Petitioner's claim that he received ineffective assistance because of counsel's failure to request a downward departure from the advisory sentencing guidelines is rejected. First, Petitioner waived his right to "move for a downward departure with respect to the sentencing guidelines" in the plea agreement. (Plea Agreement 3). He also verbally agreed to this condition at the plea hearing.[5]

Moreover, Petitioner cannot show prejudice as a result of counsel's conduct because Petitioner's counsel did, in fact, request a sentence below the guideline range, although counsel did not frame his request as a motion for a "downward departure." (Def.'s Sentencing Mem. 4-6); (Tr. Sentencing June 11, 2007 12-16.)[6] This Court, as the sentencing court, did consider these arguments when making its sentencing decision;[7] consequently, even if defense counsel had specifically requested a downward departure, the outcome of the proceeding would not have changed.

CONCLUSION

For the reasons stated above, the petition for a writ of habeas corpus pursuant to 28 U.S.C. Section 2255 is DENIED.

Pursuant to Fed.

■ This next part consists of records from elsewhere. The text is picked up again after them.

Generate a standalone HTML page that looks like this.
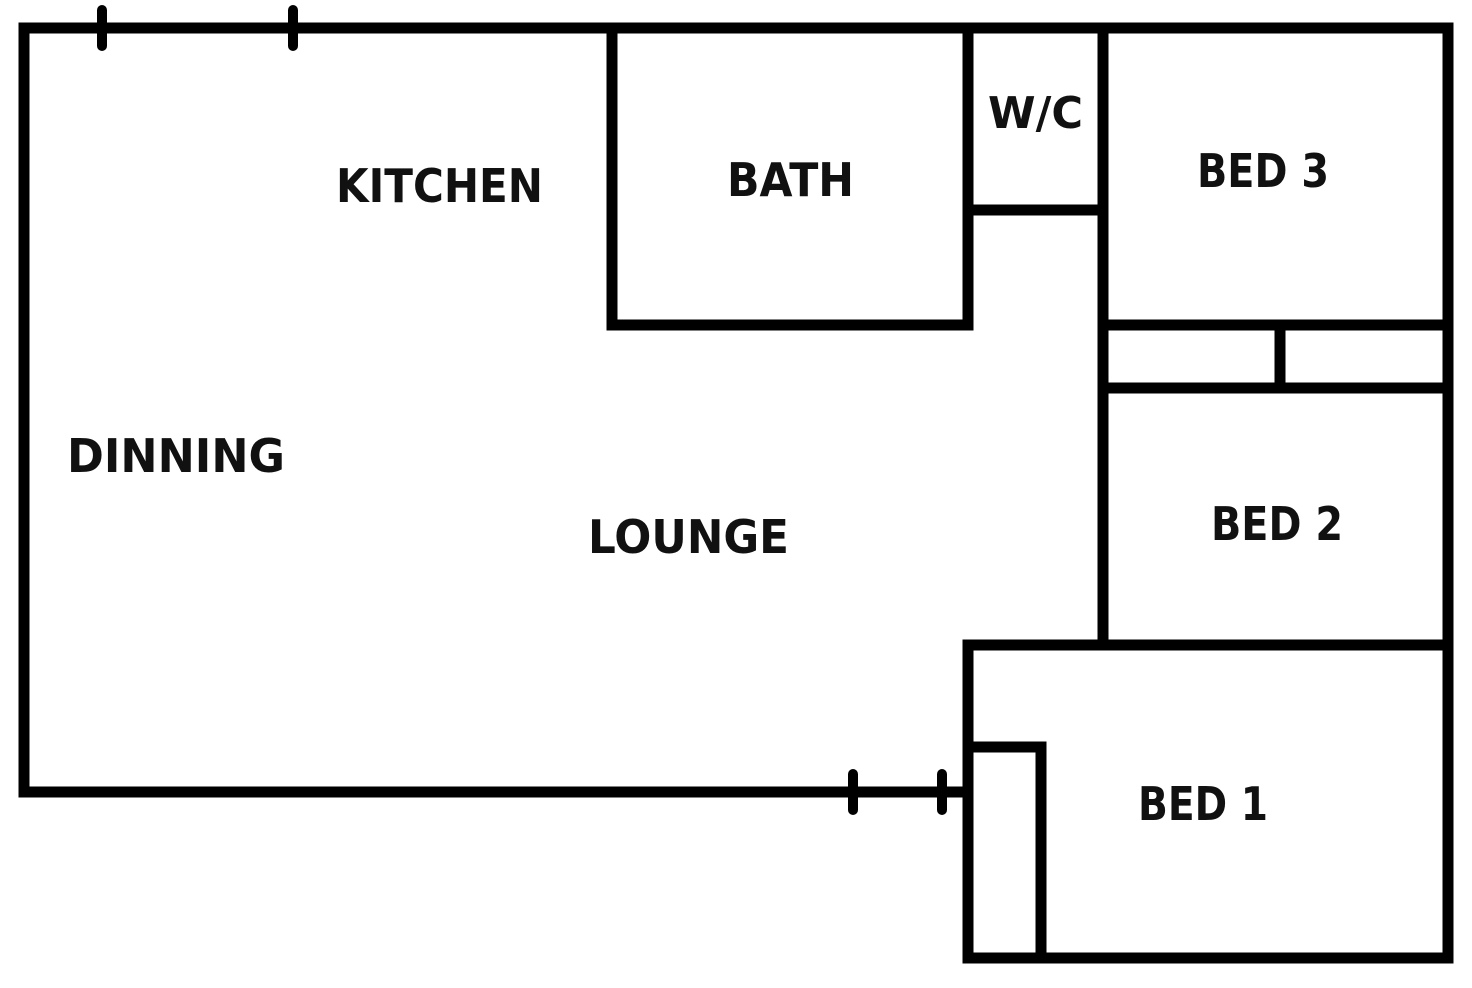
<!DOCTYPE html>
<html><head><style>
html,body{margin:0;padding:0;background:#fff;}
svg{display:block}
text{font-family:"DejaVu Sans","Liberation Sans",sans-serif;font-weight:bold;fill:#111;}
</style></head><body>
<svg width="1472" height="988" viewBox="0 0 1472 988">
<g stroke="#000" stroke-width="11" fill="none" stroke-linecap="square">
<polyline points="24,28 1448,28 1448,958"/>
<polyline points="24,28 24,792 962,792"/>
<rect x="968" y="645" width="480" height="313"/>
<polyline points="968,747 1041,747 1041,958"/>
<polyline points="612,28 612,325 968,325 968,28"/>
<polyline points="968,210 1103,210"/>
<line x1="1103" y1="28" x2="1103" y2="645"/>
<line x1="1103" y1="325" x2="1448" y2="325"/>
<line x1="1103" y1="388" x2="1448" y2="388"/>
<line x1="1280" y1="325" x2="1280" y2="388"/>
</g>
<g stroke="#000" stroke-width="10" stroke-linecap="round">
<line x1="102" y1="10" x2="102" y2="46"/>
<line x1="293" y1="10" x2="293" y2="46"/>
<line x1="853" y1="774" x2="853" y2="810"/>
<line x1="942" y1="774" x2="942" y2="810"/>
</g>
<g font-size="46" lengthAdjust="spacingAndGlyphs">
<text x="336" y="202" textLength="207" lengthAdjust="spacingAndGlyphs">KITCHEN</text>
<text x="727" y="196" textLength="127" lengthAdjust="spacingAndGlyphs">BATH</text>
<text x="988" y="128" font-size="44" textLength="95" lengthAdjust="spacingAndGlyphs">W/C</text>
<text x="1197" y="187" textLength="132" lengthAdjust="spacingAndGlyphs">BED 3</text>
<text x="67" y="472" textLength="218" lengthAdjust="spacingAndGlyphs">DINNING</text>
<text x="588" y="553" textLength="201" lengthAdjust="spacingAndGlyphs">LOUNGE</text>
<text x="1211" y="540" textLength="132" lengthAdjust="spacingAndGlyphs">BED 2</text>
<text x="1138" y="820" textLength="130" lengthAdjust="spacingAndGlyphs">BED 1</text>
</g>
</svg>
</body></html>
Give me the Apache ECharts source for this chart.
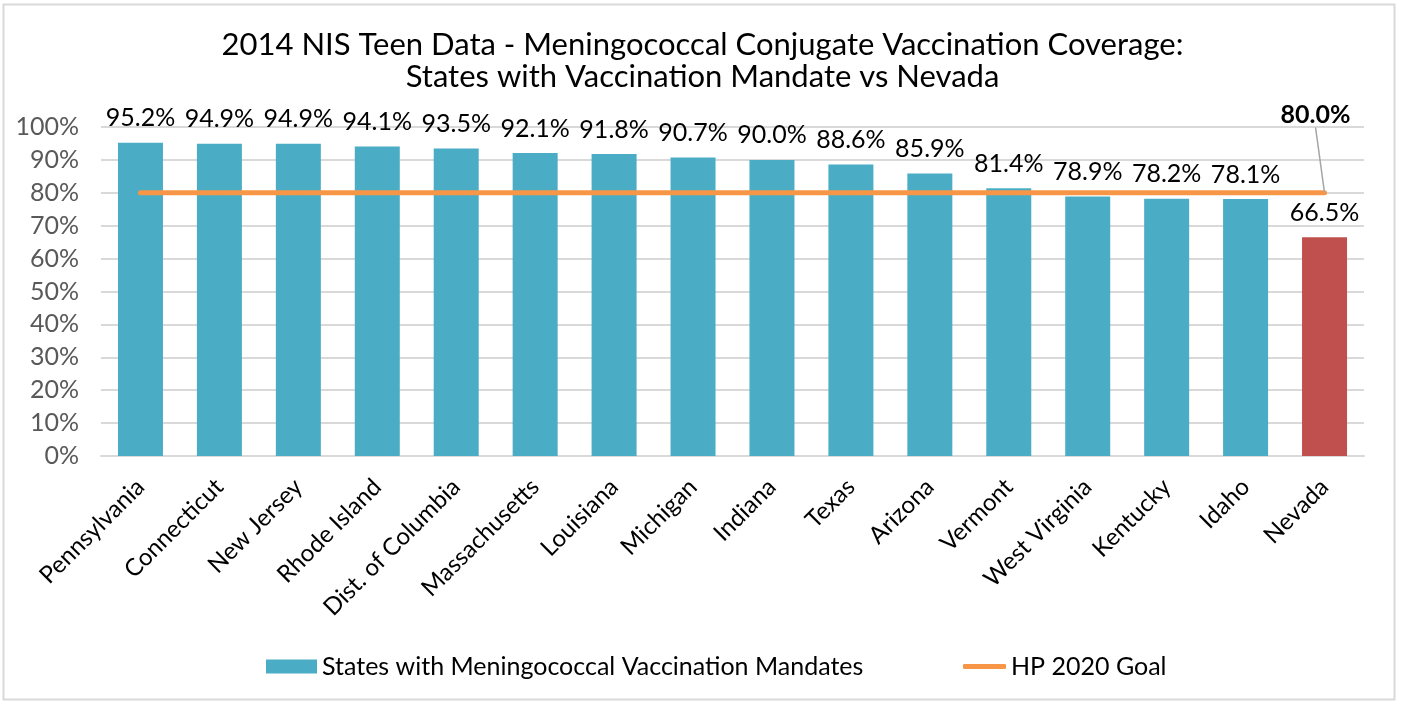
<!DOCTYPE html>
<html>
<head>
<meta charset="utf-8">
<script src="https://cdn.jsdelivr.net/npm/echarts@6/dist/echarts.min.js"></script>
<style>
html,body{margin:0;padding:0;background:#fff;}
#chart{width:1405px;height:704px;}
</style>
</head>
<body>
<div id="chart"></div>
<script>
const categories = ['Pennsylvania','Connecticut','New Jersey','Rhode Island','Dist. of Columbia','Massachusetts','Louisiana','Michigan','Indiana','Texas','Arizona','Vermont','West Virginia','Kentucky','Idaho','Nevada'];
const coverage = [95.2, 94.9, 94.9, 94.1, 93.5, 92.1, 91.8, 90.7, 90.0, 88.6, 85.9, 81.4, 78.9, 78.2, 78.1, 66.5];
const goal = [80, 80, 80, 80, 80, 80, 80, 80, 80, 80, 80, 80, 80, 80, 80, 80];
const yTicks = [0, 10, 20, 30, 40, 50, 60, 70, 80, 90, 100];
const highlightCategory = 'Nevada';

const FONT = 'Lato';
const barData = coverage.map((v, i) => categories[i] === highlightCategory
  ? { value: v, itemStyle: { color: '#C0504D' } }
  : v);
const lineData = goal.map((v, i) => i === goal.length - 1
  ? { value: v, label: { show: true } }
  : v);

const chart = echarts.init(document.getElementById('chart'));
chart.setOption({
  animation: false,
  textStyle: { fontFamily: FONT },
  title: {
    text: '2014 NIS Teen Data - Meningococcal Conjugate Vaccination Coverage:\nStates with Vaccination Mandate vs Nevada',
    left: 'center',
    top: 24,
    textStyle: { fontFamily: FONT, fontSize: 31, fontWeight: 'normal', color: '#000', lineHeight: 32 }
  },
  graphic: [{
    type: 'rect',
    shape: { x: 3.5, y: 4.5, width: 1391, height: 695 },
    style: { fill: 'none', stroke: '#d9d9d9', lineWidth: 2 },
    silent: true
  }],
  legend: [{
    data: [{ name: 'States with Meningococcal Vaccination Mandates', icon: 'rect' }],
    left: 261, top: 649,
    itemWidth: 51, itemHeight: 14, itemGap: 6,
    textStyle: { fontFamily: FONT, fontSize: 25, color: '#000' }
  }, {
    data: [{ name: 'HP 2020 Goal', icon: 'roundRect' }],
    left: 958, top: 649,
    itemWidth: 43, itemHeight: 5,
    itemStyle: { color: '#F79646' },
    textStyle: { fontFamily: FONT, fontSize: 25, color: '#000' }
  }],
  grid: { left: 101, right: 41, top: 127, bottom: 248, containLabel: false },
  xAxis: {
    type: 'category',
    data: categories,
    boundaryGap: true,
    axisLine: { lineStyle: { color: '#d9d9d9', width: 2 } },
    axisTick: { show: false },
    axisLabel: { rotate: 45, interval: 0, margin: 27, fontFamily: FONT, fontSize: 24, color: '#000' }
  },
  yAxis: {
    type: 'value',
    min: yTicks[0], max: yTicks[yTicks.length - 1], interval: yTicks[1] - yTicks[0],
    axisLine: { show: false },
    axisTick: { show: false },
    splitLine: { lineStyle: { color: '#d9d9d9', width: 2 } },
    axisLabel: { formatter: '{value}%', margin: 22, fontFamily: FONT, fontSize: 25, color: '#595959' }
  },
  series: [{
    name: 'States with Meningococcal Vaccination Mandates',
    type: 'bar',
    data: barData,
    barWidth: '57%',
    itemStyle: { color: '#4BACC6' },
    label: {
      show: true, position: 'top', distance: 12,
      formatter: p => p.value.toFixed(1) + '%',
      fontFamily: FONT, fontSize: 25, color: '#000'
    },
    z: 2
  }, {
    name: 'HP 2020 Goal',
    type: 'line',
    data: lineData,
    symbol: 'circle',
    symbolSize: 1,
    showSymbol: true,
    itemStyle: { color: '#F79646' },
    lineStyle: { color: '#F79646', width: 5, cap: 'round' },
    label: {
      show: false, position: 'top', distance: 5,
      formatter: p => p.value.toFixed(1) + '%',
      fontFamily: FONT, fontSize: 25, fontWeight: 'bold', color: '#000'
    },
    labelLine: { show: true, lineStyle: { color: '#a6a6a6', width: 1.5 } },
    labelLayout: p => p.dataIndex === goal.length - 1 ? { dx: -9, dy: -60 } : {},
    z: 3
  }]
});
</script>
</body>
</html>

R. App. Pro. 22(b) and 28 U.S.C. Section 2253(c)(2), a certificate of appealability is denied, as Petitioner has not made a substantial showing of a denial of a constitutional right. Miller-El v. Cockrell, 537 U.S. 322, 336, 123 S.Ct. 1029, 1039, 154 L.Ed.2d 931 (2003); Lucidore v. New York State Div. of Parole, 209 F.3d 107, 112 (2d Cir.2000).

The Clerk of the Court is directed to mark this matter closed and terminate all pending motions.

SO ORDERED.

NOTES

[1] The Court: And you understand that Mr. Cohn may represent you at trial. You have a right to go to trial. . . . And it is the government's burden to prove your guilt beyond a reasonable doubt to . . . all [of] the charges alleged here. Do you understand that.

The Defendant: Yes, I do.

The Court: You don't have to prove that you are innocent, and we are ready to go to trial next year. Do you understand that?

The Defendant: Yes.

The Court: However, if you plead guilty there is no longer any issue as to whether or not you committed the crime. You are admitting that you committed this crime and you will not go to trial.

The Defendant: Yes.

* * * * * *

The Court: And you also understand that you cannot file an appeal if I sentence you to a term of 78 months or less.

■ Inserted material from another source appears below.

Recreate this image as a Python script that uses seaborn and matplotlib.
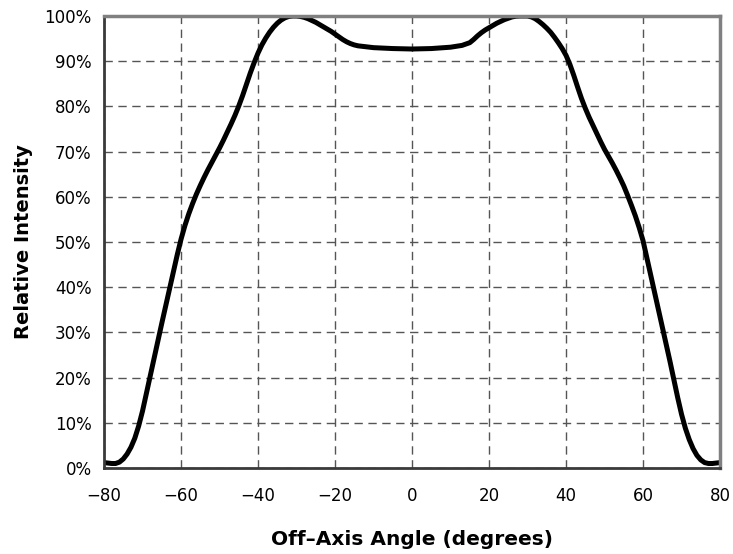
import matplotlib
matplotlib.use("Agg")
import matplotlib.pyplot as plt
import seaborn as sns
import pandas as pd
from matplotlib.ticker import FuncFormatter

# angulo (graus) e intensidade relativa (%)
angulo = [-80, -78, -77, -76, -75, -74, -73, -72, -71, -70, -69, -68, -67, -66, -65,
          -64, -63, -62, -61, -60, -59, -58, -57, -56, -55, -54, -53, -52, -51, -50,
          -49, -48, -47, -46, -45, -44, -43, -42, -41, -40, -39, -38, -37, -36, -35,
          -34, -33, -32, -31, -30, -29, -28, -27, -26, -25, -24, -23, -22, -21, -20,
          -19, -18, -17, -16, -15, -14, -12, -10, -5, 0,
          5, 10, 13, 15, 16, 17, 18, 19, 20, 21, 22, 23, 24, 25, 26, 27, 28, 29, 30,
          31, 32, 33, 34, 35, 36, 37, 38, 39, 40, 41, 42, 43, 44, 45, 46, 47, 48, 49,
          50, 51, 52, 53, 54, 55, 56, 57, 58, 59, 60, 61, 62, 63, 64, 65, 66, 67, 68,
          69, 70, 71, 72, 73, 74, 75, 76, 77, 78, 80]
intensidade = [1.2, 1.0, 1.0, 1.3, 2.0, 3.1, 4.6, 6.6, 9.3, 12.6, 16.5, 20.4, 24.3, 28.2, 32.0,
               35.8, 39.6, 43.4, 47.1, 50.6, 53.6, 56.2, 58.5, 60.6, 62.5, 64.3, 66.0, 67.6, 69.2, 70.8,
               72.5, 74.3, 76.1, 78.0, 80.1, 82.4, 84.9, 87.4, 89.7, 91.8, 93.6, 95.1, 96.4, 97.5, 98.4,
               99.1, 99.6, 99.9, 100, 100, 99.9, 99.7, 99.4, 99.0, 98.6, 98.1, 97.6, 97.1, 96.6, 96.0,
               95.4, 94.8, 94.3, 93.9, 93.6, 93.4, 93.2, 93.0, 92.8, 92.7,
               92.8, 93.1, 93.5, 94.1, 94.8, 95.6, 96.3, 96.9, 97.4, 97.9, 98.4, 98.8, 99.2, 99.5, 99.8, 99.95, 100, 100, 100,
               99.8, 99.4, 98.8, 98.1, 97.3, 96.4, 95.3, 94.1, 92.8, 91.3, 89.3, 86.9, 84.3, 81.8, 79.6, 77.6, 75.8, 74.0, 72.2,
               70.5, 69.0, 67.5, 65.9, 64.2, 62.4, 60.3, 58.1, 55.8, 53.2, 50.3, 46.5, 42.7, 38.9, 35.1, 31.3, 27.5, 23.6, 19.6,
               15.6, 11.9, 8.8, 6.3, 4.3, 2.8, 1.8, 1.2, 1.0, 1.0, 1.2]

xticks = [-80, -60, -40, -20, 0, 20, 40, 60, 80]
yticks = [0, 10, 20, 30, 40, 50, 60, 70, 80, 90, 100]

df = pd.DataFrame({'Angulo': angulo, 'Intensidade': intensidade})

sns.set_style("white")
plt.rcParams['font.family'] = ['DejaVu Sans']

fig = plt.figure(figsize=(7.33, 5.54), dpi=100)
ax = fig.add_axes([0.1419, 0.1552, 0.8404, 0.8159])

ax.grid(True, linestyle=(0, (6, 4)), color='#555555', linewidth=1)
sns.lineplot(data=df, x='Angulo', y='Intensidade', color='black', linewidth=3.6,
             ax=ax, sort=False, solid_joinstyle='round', solid_capstyle='round')

ax.set_xlim(-80, 80)
ax.set_ylim(0, 100)
ax.set_xticks(xticks)
ax.set_yticks(yticks)
ax.yaxis.set_major_formatter(FuncFormatter(lambda v, p: f"{int(v)}%"))
ax.tick_params(axis='both', direction='out', length=5, width=1, colors='#333333',
               labelsize=12, labelcolor='black', pad=4)
ax.tick_params(axis='x', pad=9)

for s in ['left', 'bottom']:
    ax.spines[s].set_color('#3a3a3a')
    ax.spines[s].set_linewidth(2)
for s in ['top', 'right']:
    ax.spines[s].set_color('#808080')
    ax.spines[s].set_linewidth(2.5)

ax.set_xlabel('Off\u2013Axis Angle (degrees)', fontsize=14.5, fontweight='bold',
              color='black', labelpad=18)
ax.set_ylabel('Relative Intensity', fontsize=14, fontweight='bold',
              color='black', labelpad=8)

plt.savefig('out.png', dpi=100)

The Defendant: Yes, I do your Honor.

(Tr. Pleading Dec. 7, 2006 6-8.)

[2] Court: Satisfied with your attorney?

The Defendant: Yes, pretty much.

(Tr. Pleading Dec. 7, 2006 6).

[3] The Court: And you've had an opportunity to talk to can your lawyer, Mr. Cohn, regarding your sentence, of course?

The Defendant: Yes.

(Tr. Sentencing June 11, 2007 3).

The Court: And are you satisfied with the services of your attorney regarding this case?

The Defendant: I am.

(Id. at 4).

[4] Moreover, Petitioner's Plea Agreement and sentence reflected that he was ineligible for the reduction because he was a leader/organizer. See 18 U.S.C. § 3553(f)(4).

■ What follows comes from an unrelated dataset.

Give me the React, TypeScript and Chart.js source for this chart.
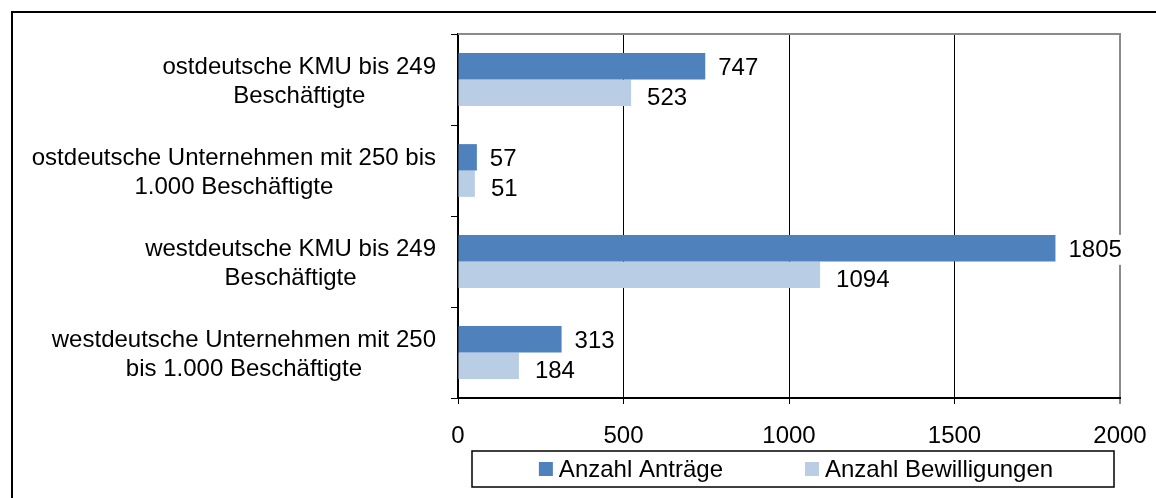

[5] The Court: You are also agreeing according to this plea agreement not to move for a downward departure with respect to the sentencing guidelines. In other words, you are stipulating this is an accurate guideline assessment, the level 26. You understand that?

The Defendant: A level 25, I believe.

The Court: Well, 25 if you get the additional level for early acceptance . . .

The Defendant: Yes, I do.

(Tr. Pleading Dec. 7, 2006 8-9).

[6] "Your Honor, I mean although I did talk in terms of departures in case you accepted the probation department's guidelines, we've waived departures. But you still have available to you the—a reasonable sentence which could be less than the advisory guidelines, and we respectfully suggest that under the circumstances here they ought to be." (Tr. Sentencing June 11, 2007 11-12.)

[7] The Court: With regard to the findings of the Court and this defendant's history—while I sympathize that his mother is in serious condition and I can certainly appreciate that this is a person who really is intelligent, has tremendous potential, I also have to take into account very serious offenses that were committed here and there were a number of them.

(Tr. Sentencing June 11, 2007 21-22).